BOUCLIER HUMAIN CONTRE LES BOMBARDEMENTS
Les kurdes de Turquie formeront samedi 20 aout un bouclier humain contre les bombardements, organisant une marche vers la frontière de la région autonome du Kurdistan. Il s’agit de quatrième action de bouclier humain depuis 2004. La marche débutera samedi à Hakkari et à Sirnak, deux villes frontalières.
PREPARATIFS MILITARES SUR LA FRONTIERE IRANIENNE
Par ailleurs, l’armée iranienne déploie de nouveaux renforts sur la frontière avec l’Irak, selon des sources kurdes. Le 16 juillet, le régime iranien avait lancé une opération d’envergure en coordination avec la Turquie en tout au long de la frontière sous prétexte de combattre le PJAK, Parti pour une vie libre au Kurdistan, une organisation armée et politique kurde qui réclame autonomie démocratique dans un système confédéral.
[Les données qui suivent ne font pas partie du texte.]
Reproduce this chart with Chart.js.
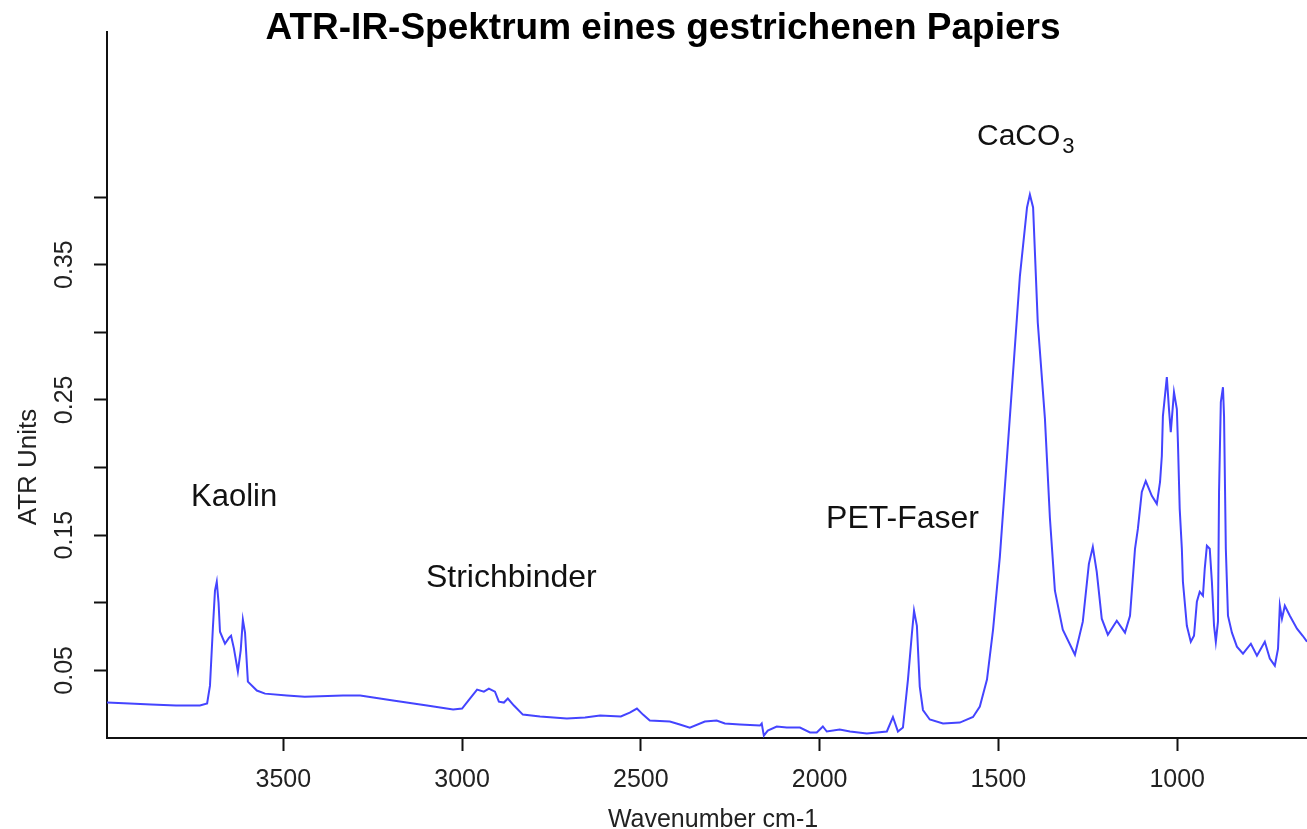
<!DOCTYPE html>
<html>
<head>
<meta charset="utf-8">
<title>ATR-IR-Spektrum</title>
<script src="https://cdn.jsdelivr.net/npm/chart.js@4.4.1/dist/chart.umd.min.js"></script>
<style>
  html, body { margin: 0; padding: 0; background: #fff; }
  #wrap { width: 1307px; height: 829px; position: relative; }
</style>
</head>
<body>
<div id="wrap"><canvas id="spectrum"></canvas></div>
<script>
const chartTitle = 'ATR-IR-Spektrum eines gestrichenen Papiers';
const xAxisTitle = 'Wavenumber cm-1';
const yAxisTitle = 'ATR Units';

// spectrum (wavenumber in cm-1, absorbance in ATR units)
const wavenumbers = [
  3993, 3930, 3870, 3800, 3733, 3713, 3705, 3697, 3691, 3686, 3681, 3677, 3663, 3652, 3646, 3638,
  3627, 3619, 3613, 3607, 3599, 3574, 3551, 3490, 3440, 3333, 3285, 3193, 3098, 3025, 3000, 2978,
  2958, 2939, 2925, 2908, 2897, 2883, 2872, 2855, 2830, 2782, 2707, 2656, 2614, 2556, 2531, 2511,
  2494, 2475, 2419, 2391, 2363, 2321, 2288, 2265, 2223, 2167, 2162, 2156, 2145, 2120, 2092, 2055,
  2027, 2008, 1991, 1980, 1944, 1915, 1868, 1812, 1795, 1781, 1767, 1753, 1742, 1736, 1728, 1720,
  1711, 1692, 1655, 1608, 1571, 1552, 1532, 1515, 1496, 1476, 1459, 1440, 1420, 1412, 1403, 1390,
  1370, 1356, 1342, 1320, 1286, 1264, 1247, 1236, 1225, 1211, 1194, 1169, 1146, 1132, 1118, 1110,
  1099, 1088, 1071, 1057, 1048, 1043, 1040, 1029, 1023, 1018, 1009, 1001, 998, 993, 987, 984,
  973, 962, 953, 945, 937, 928, 923, 917, 909, 903, 897, 892, 886, 883, 878, 872,
  869, 864, 858, 847, 833, 816, 794, 777, 755, 741, 727, 718, 713, 707, 699, 685,
  665, 649, 637
];
const atrUnits = [
  0.0262, 0.0255, 0.0248, 0.0240, 0.0240, 0.0255, 0.0387, 0.0808, 0.1090, 0.1155, 0.1000, 0.0786, 0.0697, 0.0740, 0.0756, 0.0661,
  0.0491, 0.0650, 0.0875, 0.0780, 0.0417, 0.0351, 0.0328, 0.0314, 0.0305, 0.0314, 0.0314, 0.0277, 0.0240, 0.0210, 0.0218, 0.0292,
  0.0358, 0.0343, 0.0365, 0.0343, 0.0269, 0.0262, 0.0292, 0.0240, 0.0173, 0.0159, 0.0144, 0.0151, 0.0166, 0.0159, 0.0188, 0.0218,
  0.0173, 0.0129, 0.0122, 0.0100, 0.0077, 0.0122, 0.0129, 0.0107, 0.0100, 0.0092, 0.0107, 0.0018, 0.0055, 0.0085, 0.0077, 0.0077,
  0.0041, 0.0041, 0.0085, 0.0048, 0.0063, 0.0048, 0.0033, 0.0048, 0.0155, 0.0048, 0.0077, 0.0432, 0.0771, 0.0941, 0.0830, 0.0380,
  0.0207, 0.0137, 0.0107, 0.0114, 0.0155, 0.0232, 0.0432, 0.0801, 0.1339, 0.2077, 0.2705, 0.3413, 0.3923, 0.4018, 0.3923, 0.3074,
  0.2365, 0.1627, 0.1089, 0.0801, 0.0616, 0.0860, 0.1288, 0.1413, 0.1229, 0.0882, 0.0764, 0.0867, 0.0779, 0.0904, 0.1399, 0.1546,
  0.1819, 0.1900, 0.1790, 0.1731, 0.1893, 0.2085, 0.2380, 0.2668, 0.2432, 0.2262, 0.2557, 0.2432, 0.2188, 0.1694, 0.1399, 0.1155,
  0.0830, 0.0712, 0.0756, 0.1007, 0.1081, 0.1052, 0.1251, 0.1421, 0.1399, 0.1155, 0.0830, 0.0712, 0.0860, 0.1819, 0.2483, 0.2594,
  0.2380, 0.1399, 0.0904, 0.0779, 0.0675, 0.0624, 0.0697, 0.0609, 0.0712, 0.0587, 0.0535, 0.0661, 0.0978, 0.0882, 0.0978, 0.0904,
  0.0808, 0.0756, 0.0712
];

const xTickValues = [3500, 3000, 2500, 2000, 1500, 1000];
const yTickValues = [0.05, 0.10, 0.15, 0.20, 0.25, 0.30, 0.35, 0.40];
const yTickLabels = ['0.05', '', '0.15', '', '0.25', '', '0.35', ''];
const bandNames = ['Kaolin', 'Strichbinder', 'PET-Faser', 'CaCO'];

const FONT = '"Liberation Sans", Arial, Helvetica, sans-serif';

// where the band names sit: left edge / baseline in data units, plus font size
const bandPlacement = [
  { w: 3758, v: 0.1716, size: 31 },
  { w: 3101, v: 0.1118, size: 32 },
  { w: 1982, v: 0.1553, size: 32 },
  { w: 1560, v: 0.4387, size: 30, sub: '3' }
];

const textLayer = {
  id: 'textLayer',
  afterDraw(chart) {
    const { ctx, scales: { x, y } } = chart;
    ctx.save();
    ctx.fillStyle = '#000';

    // title
    ctx.font = 'bold 37px ' + FONT;
    ctx.textAlign = 'center';
    ctx.textBaseline = 'alphabetic';
    ctx.fillText(chartTitle, 663, 39);

    // y tick labels, rotated like the original
    ctx.font = '25px ' + FONT;
    ctx.fillStyle = '#222';
    yTickValues.forEach((v, i) => {
      if (!yTickLabels[i]) return;
      ctx.save();
      ctx.translate(72, y.getPixelForValue(v));
      ctx.rotate(-Math.PI / 2);
      ctx.textAlign = 'center';
      ctx.fillText(yTickLabels[i], 0, 0);
      ctx.restore();
    });

    // axis titles
    ctx.save();
    ctx.font = '26px ' + FONT;
    ctx.translate(36, 467);
    ctx.rotate(-Math.PI / 2);
    ctx.textAlign = 'center';
    ctx.fillText(yAxisTitle, 0, 0);
    ctx.restore();
    ctx.font = '25px ' + FONT;
    ctx.textAlign = 'center';
    ctx.fillText(xAxisTitle, 713, 827);

    // band annotations
    ctx.fillStyle = '#111';
    ctx.textAlign = 'left';
    bandNames.forEach((name, i) => {
      const p = bandPlacement[i];
      const px = x.getPixelForValue(p.w);
      const py = y.getPixelForValue(p.v);
      ctx.font = p.size + 'px ' + FONT;
      ctx.fillText(name, px, py);
      if (p.sub) {
        const wd = ctx.measureText(name).width;
        ctx.font = '22px ' + FONT;
        ctx.fillText(p.sub, px + wd + 2, py + 8);
      }
    });
    ctx.restore();
  }
};

const points = wavenumbers.map((w, i) => ({ x: w, y: atrUnits[i] }));

new Chart(document.getElementById('spectrum'), {
  type: 'line',
  data: {
    datasets: [{
      data: points,
      borderColor: '#4444ff',
      borderWidth: 2,
      pointRadius: 0,
      tension: 0,
      fill: false
    }]
  },
  options: {
    responsive: true,
    maintainAspectRatio: false,
    animation: false,
    events: [],
    layout: { padding: { top: 32, right: 0, bottom: 0, left: 0 } },
    plugins: { legend: { display: false }, tooltip: { enabled: false }, title: { display: false } },
    scales: {
      x: {
        type: 'linear',
        reverse: true,
        min: 637,
        max: 3993,
        afterBuildTicks: s => { s.ticks = xTickValues.map(v => ({ value: v })); },
        afterFit: s => { s.height = 91; },
        grid: { display: true, drawOnChartArea: false, drawTicks: true, tickLength: 13, tickWidth: 2, tickColor: '#111' },
        border: { display: true, color: '#111', width: 2 },
        ticks: {
          font: { family: FONT, size: 25 },
          color: '#222',
          padding: 14,
          maxRotation: 0,
          autoSkip: false,
          callback: v => String(v)
        }
      },
      y: {
        type: 'linear',
        min: 0,
        max: 0.522,
        afterBuildTicks: s => { s.ticks = yTickValues.map(v => ({ value: v })); },
        afterFit: s => { s.width = 107; },
        grid: { display: true, drawOnChartArea: false, drawTicks: true, tickLength: 13, tickWidth: 2, tickColor: '#111' },
        border: { display: true, color: '#111', width: 2 },
        ticks: { display: false }
      }
    }
  },
  plugins: [textLayer]
});
</script>
</body>
</html>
Des violents combats avaient eu lieu pendant environ trois semaines qui se sont soldé notamment par la mort de 3 généraux et 7 responsables militaires de haut rang dans les rangs de l’armée iranienne. PJAK avait affirmé avoir tué plus de 250 soldats, repoussant toutes les tentatives iraniennes de franchir la frontière dans la région de Qandil.
Au moins trois civils kurdes, dont un enfant de dix ans, avaient été tués par les bombardements iraniens sur les villages de Hajj Omran et Sidekan, dans la région autonome du Kurdistan irakien. Onze autres civils avaient été blessés, 35 villages endommagés et des centaines de personnes déplacées, selon les autorités kurdes.